--- Start of Data shown ---

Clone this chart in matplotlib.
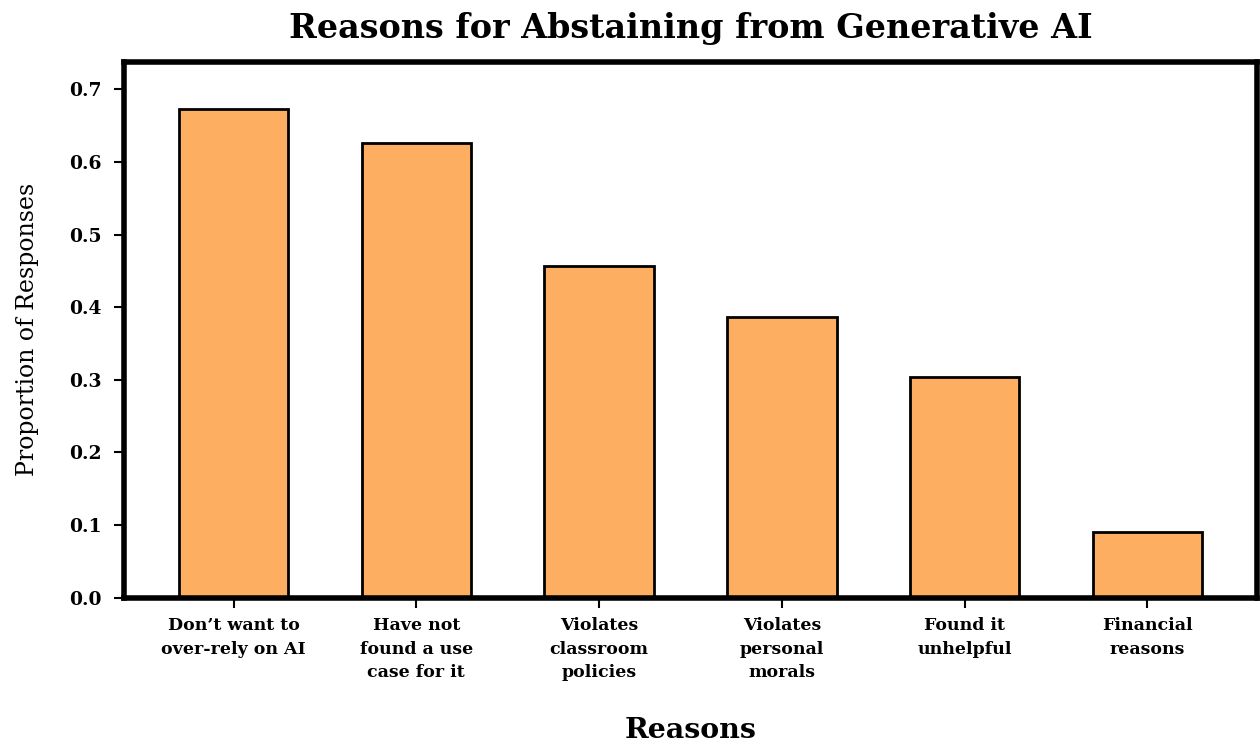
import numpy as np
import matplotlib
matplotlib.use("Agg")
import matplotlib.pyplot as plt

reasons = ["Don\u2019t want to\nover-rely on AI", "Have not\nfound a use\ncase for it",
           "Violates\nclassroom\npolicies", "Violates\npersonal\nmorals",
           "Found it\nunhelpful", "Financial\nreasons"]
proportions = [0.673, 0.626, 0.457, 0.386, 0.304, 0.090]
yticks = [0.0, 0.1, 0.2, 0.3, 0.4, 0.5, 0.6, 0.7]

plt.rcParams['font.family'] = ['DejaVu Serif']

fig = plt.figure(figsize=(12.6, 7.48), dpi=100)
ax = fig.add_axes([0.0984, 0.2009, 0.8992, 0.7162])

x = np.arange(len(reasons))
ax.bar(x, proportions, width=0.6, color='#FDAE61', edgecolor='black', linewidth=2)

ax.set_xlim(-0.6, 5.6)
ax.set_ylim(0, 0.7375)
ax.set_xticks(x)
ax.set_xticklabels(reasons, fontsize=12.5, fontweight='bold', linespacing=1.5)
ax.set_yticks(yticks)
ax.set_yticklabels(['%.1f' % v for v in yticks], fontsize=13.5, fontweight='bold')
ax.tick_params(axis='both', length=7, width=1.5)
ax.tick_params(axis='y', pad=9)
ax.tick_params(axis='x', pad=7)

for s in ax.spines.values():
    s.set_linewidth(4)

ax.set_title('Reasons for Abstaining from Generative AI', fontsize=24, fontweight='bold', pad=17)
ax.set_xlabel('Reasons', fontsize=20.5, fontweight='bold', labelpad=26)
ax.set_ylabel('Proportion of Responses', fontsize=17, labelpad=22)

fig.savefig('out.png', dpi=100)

--- End of Data shown ---

* **Challenge**:
Every line from the top of the material above through the line with "color='#FDAE61', edgecolor='black', linewidth=2)" should be duplicated exactly, please; leave out the pictures.

* **Response for this exercise**:
Clone this chart in matplotlib.
import numpy as np
import matplotlib
matplotlib.use("Agg")
import matplotlib.pyplot as plt

reasons = ["Don\u2019t want to\nover-rely on AI", "Have not\nfound a use\ncase for it",
           "Violates\nclassroom\npolicies", "Violates\npersonal\nmorals",
           "Found it\nunhelpful", "Financial\nreasons"]
proportions = [0.673, 0.626, 0.457, 0.386, 0.304, 0.090]
yticks = [0.0, 0.1, 0.2, 0.3, 0.4, 0.5, 0.6, 0.7]

plt.rcParams['font.family'] = ['DejaVu Serif']

fig = plt.figure(figsize=(12.6, 7.48), dpi=100)
ax = fig.add_axes([0.0984, 0.2009, 0.8992, 0.7162])

x = np.arange(len(reasons))
ax.bar(x, proportions, width=0.6, color='#FDAE61', edgecolor='black', linewidth=2)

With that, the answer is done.